Beginning in 1943 and continuing into the early 1950s, left-liberal New Dealers and their allies in the
labor movement introduced comprehensive “social security for all” bills intended to expand and improve
the 1935 Social Security Act. The 1945 bill, for instance, called for universal national health insurance,
extending old-age insurance to farm workers and domestic employees, raising the level of old-age,
survivor, and unemployment benefits, and adding new provisions for paid maternity leave. Social
security, proponents explained, was not just for the elderly; nor was it only about income in old age.
Social justice feminists lobbied especially hard for the provisions offering income support for new
mothers. Frieda Miller testified on behalf of the 1945 bill, for example, and continued her efforts into the
early 1950s, working with the U.S. Children’s Bureau to secure a federal law that would move the United
States closer to the family policies emerging in other industrial countries: a minimum three-month paid
maternity leave with job security. Full social security, she and others proclaimed, could not be achieved
until society provided for the health and security of mothers and children.
Although proponents of “social security for all” legislation made little progress nationally, social
justice feminists did secure modest victories at the state level benefiting mothers and children. In a
handful of states, for example, women mounted successful campaigns to keep open wartime childcare
programs. In California, the statewide CIO Women’s Auxiliary spearheaded the effort, reaching out to the
Waitresses Union and other sizable women’s and community groups to pressure the legislature. They won
funding for kindergartens, after-school programs, and other childcare programs. Led by its president,
Tillie Olsen, the postwar California CIO Women’s Auxiliary, like most chapters across the country,
lobbied actively for the progressive reform agenda adopted by the CIO’s national women’s auxiliary,
which included among its top priorities public funds for childcare and child rearing, expanded social
security protections, and an end to job and wage discrimination against women and minorities. Labor
auxiliaries admitted the wives, daughters, mothers, sisters, and, on occasion, “friends” of union men, and
by the 1940s some two million women belonged.

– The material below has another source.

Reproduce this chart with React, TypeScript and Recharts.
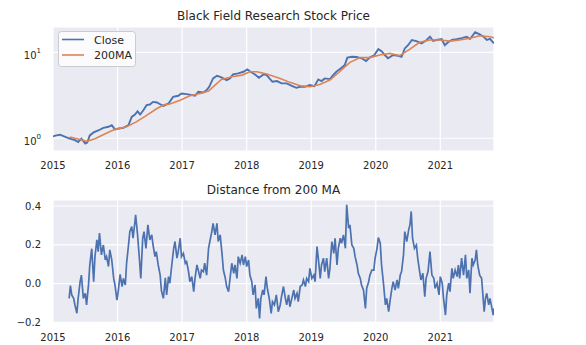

Most of these working-class women held or would hold
paid jobs outside the home, and their reform agenda reflected that postwar reality.
Although at the state level social justice feminists could claim some victories in securing funding for
mothers and children, their efforts to expand New Deal wage-and-hour legislation to the majority of
workers met with considerable frustration. While the Fair Labor Standards Act (FLSA), first passed in
1938, set wage floors and hour ceilings for industrial workers, many women and people of color fell
outside its coverage. The majority of white women workers, concentrated in small retail and service jobs,
lacked federal wage-and-hour protections, as did the mostly minority workforce in agriculture and
domestic work. The lack of legal remedies and protections for domestic workers, who were treated more
as servants or as “one of the family” dependent on paternal (or maternal) largess rather than as
“employees” with adult rights and contractual guarantees, was particularly troubling. Esther Peterson,
who worked as the Amalgamated Clothing Workers’ Washington lobbyist from 1945 to 1948, devoted
much of her time to the FLSA. Pregnant in 1946 with her fourth child, Peterson remembered the long
weeks and months trying to change attitudes and convince male legislators that all workers, including
women and minorities, deserved living wages and protection from overwork. One legislator, paying more
attention to her ever-expanding stomach than to her economic arguments, joked that her child should be
called Max for maximum hours if a boy and Minnie for minimum wages if a girl.
Peterson’s FLSA efforts largely failed, as did most of the national campaigns to expand New Deal
labor and social welfare legislation in the 1940s and 1950s. A hostile coalition of southern Democrats
and conservative Republicans–-dubbed the “unholy alliance” by Pullman Porters union president A.
Philip Randolph—gained new members after the 1946 election, and generous financial backing from
newly coalesced business and professional associations bolstered forces bent on undoing the New Deal.